To the editors:
Achy Obejas certainly minces no words in making clear her abundant dislike of my show, Twentieth Century Angst: a Celebration (“A Dweeb’s Guide to Hipness,” May 8). Questions of dislike aside, however, her review contains several factual errors that I would like to clarify:
1. Obejas states that “with less than a handful of exceptions, Cooke’s portraits of the homeless are . . . [taken] from a distance.” She makes me out to be an insensitive lout, afraid to interact with the individuals personally. In fact, of the 60 or so slides of homeless people projected during the show, only five were taken from a distance. The remainder of the pictures were taken up close. Often I spent quite a bit of time talking with the people and getting to know them; more than one person asked me to mail a copy of the picture to relatives to let them know they were OK, which I did.
2. Obejas writes that during the live piece on Alcoholics Anonymous I read “from scripts and cue cards.” It is true that the first person I play, Sally, uses note cards to tell her story. (For the record, the cards I use are blank.) The four other people I play do not use cards.
3. Third, Obejas closes the review by noting that I keep my back to the audience during the video and slide segments, from which she concludes that I don’t have the nerve to look the audience in the eye. How else can I operate the controls? Moreover, at the end of the show I invited everyone back for the next night’s show, INDIANA!!!, at a special discount.
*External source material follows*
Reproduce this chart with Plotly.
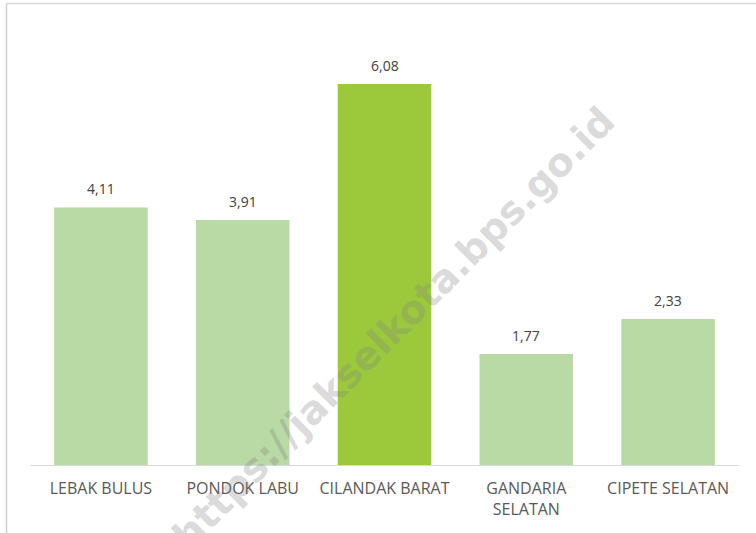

Some people called the next day to inquire more about my offer, which makes me feel I was connecting with some of the audience members, if not Obejas. In addition, the phone number given in all the ads and listings was my home phone. If people don’t like the show, they can call me directly and tell me I’m a creep. I’m not trying to hide.
In closing, I would like to address Obejas’s comment that “Angst” “. . . has no purpose whatsoever . . . ” My interpretation of the piece is that on a daily basis we are bombarded with atrocities and sadness: factionalism in religion, flesh peddlers, and homelessness, for example. Those make up the “angst.” The “celebration” is that we all have to look for joy, somehow, or we’d go nuts; my piece documents my own personal quest for that joy. Some people think I’m insensitive because I juxtapose video interviews of homeless people with a video of me stuffing my fat little head with steak and pirogies. But that’s just the point: I know there’s countless suffering in the world, but I can’t let that stop me from enjoying life at the daily level. In the meantime I do what I can about the bigger problems: I have done volunteer work since college days, and I hope my work in solar energy will ultimately benefit all society.